Jehanne coule à sa perte, de source. "
S.T.

[ Extraits du procès de Jeanne d’Arc choisis & lus par Sandrine Treuillard tirés de "J’ai nom Jeanne la Pucelle" de Régine Pernoud, Découvertes Gallimard, 1994 ]


DE SES VOIX - 2'45" - 2cd volet
De ses voix (2'36 /3'15)

Filmer les phrases gravées dans la pierre des piédestals. Cliquetis, glissements, frottements au sol et voix alentours sur le parvis
de la cathédrale d’Orléans. Un moment, un geste de lecture.




5 PETITS BLASONS pour en finir avec Jeanne d'Arc - 12'20" - 3ème volet /5
5 petits blasons (10' / 12'30)

Macro-autoportraits, minis-performances se mêlent à l’iconographie de Jeanne d’Arc. Mythe & petites fictions. Filmer dans un miroir les images d’un livre, sa mise en page. Saynètes imprévues du corps à l’échelle du blason.
[ Iconographie filmée du livre "J’ai nom Jeanne la Pucelle" de Régine Pernoud, Découvertes Gallimard, 1994 ]










LE RÊVE DE JEHANNE - 2'50" - 4éme volet/5
Le sexe féminin, ventre, cuisses & fesses nus, dans la pleine lumière d'un miroir.
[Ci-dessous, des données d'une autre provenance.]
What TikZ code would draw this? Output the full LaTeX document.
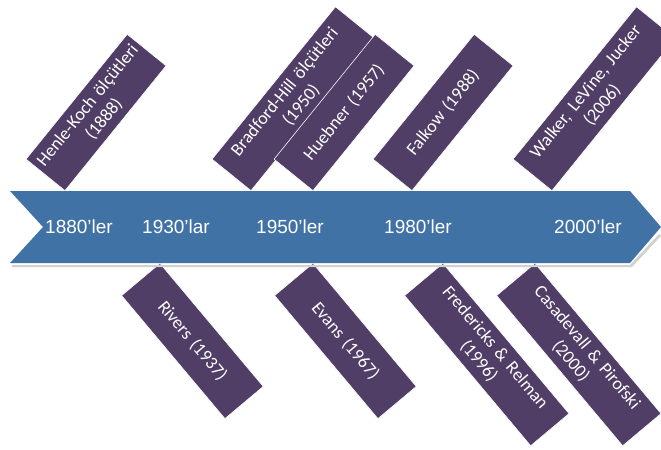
\documentclass[tikz,border=0pt]{standalone}
\usepackage{fontspec}
\setmainfont{Carlito}
\newfontfamily\yearfont{Liberation Sans}
\usetikzlibrary{positioning}
\usetikzlibrary{calc}

\definecolor{axisblue}{RGB}{65,114,165}
\definecolor{eventpurple}{RGB}{80,62,102}

\begin{document}
\begin{tikzpicture}[x=0.025cm, y=-0.025cm,
	eventbox/.style={fill=eventpurple, draw=white, line width=0.4pt, text=white, minimum height=1.25cm, inner xsep=0.5pt, inner ysep=2pt, align=center, font=\fontsize{12.8}{15}\selectfont},
	shortbox/.style={eventbox, minimum width=4cm, text width=3.98cm},
	longbox/.style={eventbox, minimum width=4.9cm, text width=4.8cm},
	abovebox/.style={rotate=51, anchor=south west},
	belowbox/.style={rotate=-50, anchor=north west},
	decade/.style={text=white, inner sep=0pt, font=\yearfont\fontsize{13.5}{16}\selectfont}]
	 % Fix the size of the page
	 \useasboundingbox (0,0) rectangle (661,449);

	 % Events above the time axis
	 \node[longbox, abovebox] (bradford) at (251,191) {Bradford-Hill ölçütleri\\(1950)};
	 \node[shortbox, abovebox] (henle) at (65,191) {Henle-Koch ölçütleri\\(1888)};
	 \node[shortbox, abovebox] (huebner) at (313,191) {Huebner (1957)};
	 \node[shortbox, abovebox] (falkow) at (412,191) {Falkow (1988)};
	 \node[longbox, abovebox] (walker) at (552,191) {Walker, LeVine, Jucker\\(2006)};

	 % Events below the time axis
	 \node[shortbox, belowbox] (rivers) at (160,263) {Rivers (1937)};
	 \node[shortbox, belowbox] (evans) at (313,263) {Evans (1967)};
	 \node[longbox, belowbox] (fredericks) at (443,263) {Fredericks \& Relman\\(1996)};
	 \node[longbox, belowbox] (casadevall) at (535,263) {Casadevall \& Pirofski\\(2000)};

	 % Time axis
	 \fill[black!18] (12,265) -- (630,265) -- (659,234) -- (661,236) -- (632,267) -- (12,267) -- cycle;
	 \fill[axisblue] (10,191) -- (630,191) -- (661,227) -- (630,263) -- (10,263) -- (43,227) -- cycle;

	 \foreach \x/\t/\n in {79/1880’ler/a, 176/1930’lar/b, 290/1950’ler/c, 418/1980’ler/d, 588/2000’ler/e} {
	 	\node[decade] (dec\n) at (\x,227) {\t};
	 }
\end{tikzpicture}
\end{document}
Ballade, le bassin se déhanche doucement.
L’amour courtois est une mise à distance de l’acte sexuel immédiat.



Chant a capela :
"Amor mi fa cantar a la Francesca"
par le ténor Rogers Covey-Crump.


JEHANNE MISE EN ABYME - 15'30 - 5ème volet /5
Jehanne mise en abyme (7'22 / 12'30)


Lecture des vitraux de la cathédrale Sainte-Croix d’Orléans, le récit en images de l’épopée de Jeanne d’Arc.
La caméra entre mes mains est un stylus, elle capture des détails : damassés, couleurs vives, manganèse, vert, rouge ; dessins, mailles de fer, armures.
Les gestes des personnages dictent le glissement incertain de la lecture.
Quête, recherche du visage qui répond à la main.
Le plomb, comme autant de séparation en séquences, maintient des fragments ensemble.